## PROBLEM TO WORK ON:
Return all the data below as it stands, minus the pictures.
- - - -
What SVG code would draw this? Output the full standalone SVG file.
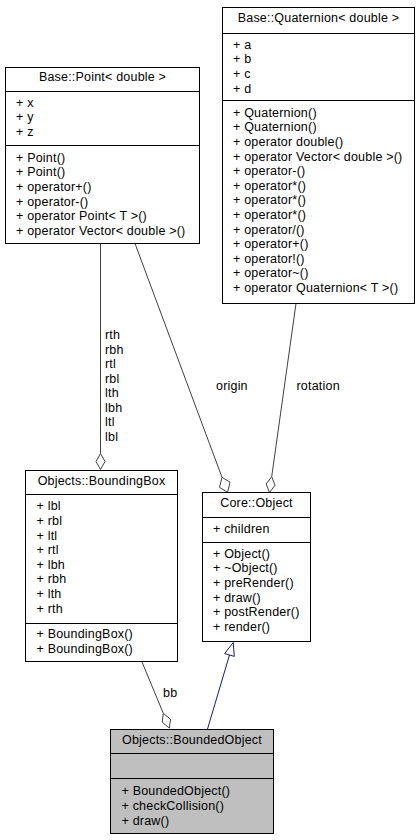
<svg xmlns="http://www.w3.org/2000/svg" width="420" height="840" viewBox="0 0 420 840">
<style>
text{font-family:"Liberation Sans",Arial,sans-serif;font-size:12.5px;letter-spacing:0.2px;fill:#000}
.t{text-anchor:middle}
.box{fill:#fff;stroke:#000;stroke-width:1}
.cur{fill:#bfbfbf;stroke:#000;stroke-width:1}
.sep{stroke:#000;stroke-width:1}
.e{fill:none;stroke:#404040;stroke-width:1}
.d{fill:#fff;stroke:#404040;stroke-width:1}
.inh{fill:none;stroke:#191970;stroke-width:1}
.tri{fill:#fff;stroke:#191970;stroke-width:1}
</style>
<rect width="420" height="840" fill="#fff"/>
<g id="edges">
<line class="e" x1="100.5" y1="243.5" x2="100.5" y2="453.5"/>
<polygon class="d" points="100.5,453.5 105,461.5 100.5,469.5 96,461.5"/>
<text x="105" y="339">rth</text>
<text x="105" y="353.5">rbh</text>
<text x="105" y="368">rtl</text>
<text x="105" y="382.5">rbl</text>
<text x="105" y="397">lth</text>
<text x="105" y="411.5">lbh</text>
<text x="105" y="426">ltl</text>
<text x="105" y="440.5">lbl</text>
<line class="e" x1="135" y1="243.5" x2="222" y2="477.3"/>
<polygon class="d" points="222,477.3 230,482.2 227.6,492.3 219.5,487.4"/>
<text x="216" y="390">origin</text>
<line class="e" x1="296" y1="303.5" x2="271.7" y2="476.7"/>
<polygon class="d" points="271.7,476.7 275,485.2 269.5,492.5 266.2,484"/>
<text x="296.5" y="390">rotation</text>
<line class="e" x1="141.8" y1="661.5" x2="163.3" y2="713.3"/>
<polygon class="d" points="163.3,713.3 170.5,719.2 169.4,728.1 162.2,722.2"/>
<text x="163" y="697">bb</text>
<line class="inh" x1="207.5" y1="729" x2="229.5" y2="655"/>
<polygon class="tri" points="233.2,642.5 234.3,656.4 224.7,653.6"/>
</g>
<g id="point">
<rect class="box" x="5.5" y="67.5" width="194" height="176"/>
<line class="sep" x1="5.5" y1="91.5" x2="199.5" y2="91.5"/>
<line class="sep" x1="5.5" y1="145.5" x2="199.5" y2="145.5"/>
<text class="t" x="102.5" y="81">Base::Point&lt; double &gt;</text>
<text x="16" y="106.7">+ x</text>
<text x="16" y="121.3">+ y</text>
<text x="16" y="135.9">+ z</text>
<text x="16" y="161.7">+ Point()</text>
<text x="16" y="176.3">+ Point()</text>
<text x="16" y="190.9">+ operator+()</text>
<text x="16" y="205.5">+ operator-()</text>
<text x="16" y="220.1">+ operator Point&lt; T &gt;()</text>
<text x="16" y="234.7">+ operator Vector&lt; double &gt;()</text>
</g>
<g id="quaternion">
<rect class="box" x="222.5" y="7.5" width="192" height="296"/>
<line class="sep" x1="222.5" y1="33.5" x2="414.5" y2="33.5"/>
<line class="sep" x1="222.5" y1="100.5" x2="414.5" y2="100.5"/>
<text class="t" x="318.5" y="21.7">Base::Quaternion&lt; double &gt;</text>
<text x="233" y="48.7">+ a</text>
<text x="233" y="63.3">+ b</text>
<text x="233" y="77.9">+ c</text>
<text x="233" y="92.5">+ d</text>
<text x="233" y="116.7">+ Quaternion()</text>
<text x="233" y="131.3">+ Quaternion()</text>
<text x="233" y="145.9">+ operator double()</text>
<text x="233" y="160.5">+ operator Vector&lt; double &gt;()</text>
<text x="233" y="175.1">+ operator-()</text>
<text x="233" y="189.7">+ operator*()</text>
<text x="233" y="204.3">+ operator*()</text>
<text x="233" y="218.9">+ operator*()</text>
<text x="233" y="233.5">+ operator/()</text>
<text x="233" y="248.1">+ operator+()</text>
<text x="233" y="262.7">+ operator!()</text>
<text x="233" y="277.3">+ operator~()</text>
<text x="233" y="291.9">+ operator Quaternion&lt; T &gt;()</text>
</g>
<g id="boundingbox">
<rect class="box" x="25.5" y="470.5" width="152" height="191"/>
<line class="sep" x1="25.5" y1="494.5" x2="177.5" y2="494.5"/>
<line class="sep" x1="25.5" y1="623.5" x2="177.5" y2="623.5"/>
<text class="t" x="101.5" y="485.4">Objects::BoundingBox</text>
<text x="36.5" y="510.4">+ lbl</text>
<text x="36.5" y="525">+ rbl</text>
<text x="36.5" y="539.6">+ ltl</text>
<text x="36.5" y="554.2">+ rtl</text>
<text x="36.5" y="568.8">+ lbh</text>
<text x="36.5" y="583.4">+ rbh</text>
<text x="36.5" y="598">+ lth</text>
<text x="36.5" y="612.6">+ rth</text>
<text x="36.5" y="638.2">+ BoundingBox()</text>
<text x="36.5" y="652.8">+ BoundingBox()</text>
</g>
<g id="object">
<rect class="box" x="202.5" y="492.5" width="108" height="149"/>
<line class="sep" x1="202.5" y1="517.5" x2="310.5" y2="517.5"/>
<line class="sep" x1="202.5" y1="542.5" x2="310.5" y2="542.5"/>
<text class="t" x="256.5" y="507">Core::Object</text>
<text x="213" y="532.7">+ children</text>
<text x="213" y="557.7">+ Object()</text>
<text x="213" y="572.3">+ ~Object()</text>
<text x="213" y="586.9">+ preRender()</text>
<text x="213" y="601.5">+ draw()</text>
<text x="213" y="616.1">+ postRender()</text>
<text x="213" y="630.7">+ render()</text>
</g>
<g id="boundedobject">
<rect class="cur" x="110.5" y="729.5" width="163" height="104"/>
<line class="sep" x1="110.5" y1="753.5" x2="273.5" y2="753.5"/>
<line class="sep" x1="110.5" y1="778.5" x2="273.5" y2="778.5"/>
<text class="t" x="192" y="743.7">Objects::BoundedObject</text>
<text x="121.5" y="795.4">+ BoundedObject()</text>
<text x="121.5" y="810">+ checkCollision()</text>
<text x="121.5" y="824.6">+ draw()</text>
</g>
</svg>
- - - -
## FINISHED TASK:
What SVG code would draw this? Output the full standalone SVG file.
<svg xmlns="http://www.w3.org/2000/svg" width="420" height="840" viewBox="0 0 420 840">
<style>
text{font-family:"Liberation Sans",Arial,sans-serif;font-size:12.5px;letter-spacing:0.2px;fill:#000}
.t{text-anchor:middle}
.box{fill:#fff;stroke:#000;stroke-width:1}
.cur{fill:#bfbfbf;stroke:#000;stroke-width:1}
.sep{stroke:#000;stroke-width:1}
.e{fill:none;stroke:#404040;stroke-width:1}
.d{fill:#fff;stroke:#404040;stroke-width:1}
.inh{fill:none;stroke:#191970;stroke-width:1}
.tri{fill:#fff;stroke:#191970;stroke-width:1}
</style>
<rect width="420" height="840" fill="#fff"/>
<g id="edges">
<line class="e" x1="100.5" y1="243.5" x2="100.5" y2="453.5"/>
<polygon class="d" points="100.5,453.5 105,461.5 100.5,469.5 96,461.5"/>
<text x="105" y="339">rth</text>
<text x="105" y="353.5">rbh</text>
<text x="105" y="368">rtl</text>
<text x="105" y="382.5">rbl</text>
<text x="105" y="397">lth</text>
<text x="105" y="411.5">lbh</text>
<text x="105" y="426">ltl</text>
<text x="105" y="440.5">lbl</text>
<line class="e" x1="135" y1="243.5" x2="222" y2="477.3"/>
<polygon class="d" points="222,477.3 230,482.2 227.6,492.3 219.5,487.4"/>
<text x="216" y="390">origin</text>
<line class="e" x1="296" y1="303.5" x2="271.7" y2="476.7"/>
<polygon class="d" points="271.7,476.7 275,485.2 269.5,492.5 266.2,484"/>
<text x="296.5" y="390">rotation</text>
<line class="e" x1="141.8" y1="661.5" x2="163.3" y2="713.3"/>
<polygon class="d" points="163.3,713.3 170.5,719.2 169.4,728.1 162.2,722.2"/>
<text x="163" y="697">bb</text>
<line class="inh" x1="207.5" y1="729" x2="229.5" y2="655"/>
<polygon class="tri" points="233.2,642.5 234.3,656.4 224.7,653.6"/>
</g>
<g id="point">
<rect class="box" x="5.5" y="67.5" width="194" height="176"/>
<line class="sep" x1="5.5" y1="91.5" x2="199.5" y2="91.5"/>
<line class="sep" x1="5.5" y1="145.5" x2="199.5" y2="145.5"/>
<text class="t" x="102.5" y="81">Base::Point&lt; double &gt;</text>
<text x="16" y="106.7">+ x</text>
<text x="16" y="121.3">+ y</text>
<text x="16" y="135.9">+ z</text>
<text x="16" y="161.7">+ Point()</text>
<text x="16" y="176.3">+ Point()</text>
<text x="16" y="190.9">+ operator+()</text>
<text x="16" y="205.5">+ operator-()</text>
<text x="16" y="220.1">+ operator Point&lt; T &gt;()</text>
<text x="16" y="234.7">+ operator Vector&lt; double &gt;()</text>
</g>
<g id="quaternion">
<rect class="box" x="222.5" y="7.5" width="192" height="296"/>
<line class="sep" x1="222.5" y1="33.5" x2="414.5" y2="33.5"/>
<line class="sep" x1="222.5" y1="100.5" x2="414.5" y2="100.5"/>
<text class="t" x="318.5" y="21.7">Base::Quaternion&lt; double &gt;</text>
<text x="233" y="48.7">+ a</text>
<text x="233" y="63.3">+ b</text>
<text x="233" y="77.9">+ c</text>
<text x="233" y="92.5">+ d</text>
<text x="233" y="116.7">+ Quaternion()</text>
<text x="233" y="131.3">+ Quaternion()</text>
<text x="233" y="145.9">+ operator double()</text>
<text x="233" y="160.5">+ operator Vector&lt; double &gt;()</text>
<text x="233" y="175.1">+ operator-()</text>
<text x="233" y="189.7">+ operator*()</text>
<text x="233" y="204.3">+ operator*()</text>
<text x="233" y="218.9">+ operator*()</text>
<text x="233" y="233.5">+ operator/()</text>
<text x="233" y="248.1">+ operator+()</text>
<text x="233" y="262.7">+ operator!()</text>
<text x="233" y="277.3">+ operator~()</text>
<text x="233" y="291.9">+ operator Quaternion&lt; T &gt;()</text>
</g>
<g id="boundingbox">
<rect class="box" x="25.5" y="470.5" width="152" height="191"/>
<line class="sep" x1="25.5" y1="494.5" x2="177.5" y2="494.5"/>
<line class="sep" x1="25.5" y1="623.5" x2="177.5" y2="623.5"/>
<text class="t" x="101.5" y="485.4">Objects::BoundingBox</text>
<text x="36.5" y="510.4">+ lbl</text>
<text x="36.5" y="525">+ rbl</text>
<text x="36.5" y="539.6">+ ltl</text>
<text x="36.5" y="554.2">+ rtl</text>
<text x="36.5" y="568.8">+ lbh</text>
<text x="36.5" y="583.4">+ rbh</text>
<text x="36.5" y="598">+ lth</text>
<text x="36.5" y="612.6">+ rth</text>
<text x="36.5" y="638.2">+ BoundingBox()</text>
<text x="36.5" y="652.8">+ BoundingBox()</text>
</g>
<g id="object">
<rect class="box" x="202.5" y="492.5" width="108" height="149"/>
<line class="sep" x1="202.5" y1="517.5" x2="310.5" y2="517.5"/>
<line class="sep" x1="202.5" y1="542.5" x2="310.5" y2="542.5"/>
<text class="t" x="256.5" y="507">Core::Object</text>
<text x="213" y="532.7">+ children</text>
<text x="213" y="557.7">+ Object()</text>
<text x="213" y="572.3">+ ~Object()</text>
<text x="213" y="586.9">+ preRender()</text>
<text x="213" y="601.5">+ draw()</text>
<text x="213" y="616.1">+ postRender()</text>
<text x="213" y="630.7">+ render()</text>
</g>
<g id="boundedobject">
<rect class="cur" x="110.5" y="729.5" width="163" height="104"/>
<line class="sep" x1="110.5" y1="753.5" x2="273.5" y2="753.5"/>
<line class="sep" x1="110.5" y1="778.5" x2="273.5" y2="778.5"/>
<text class="t" x="192" y="743.7">Objects::BoundedObject</text>
<text x="121.5" y="795.4">+ BoundedObject()</text>
<text x="121.5" y="810">+ checkCollision()</text>
<text x="121.5" y="824.6">+ draw()</text>
</g>
</svg>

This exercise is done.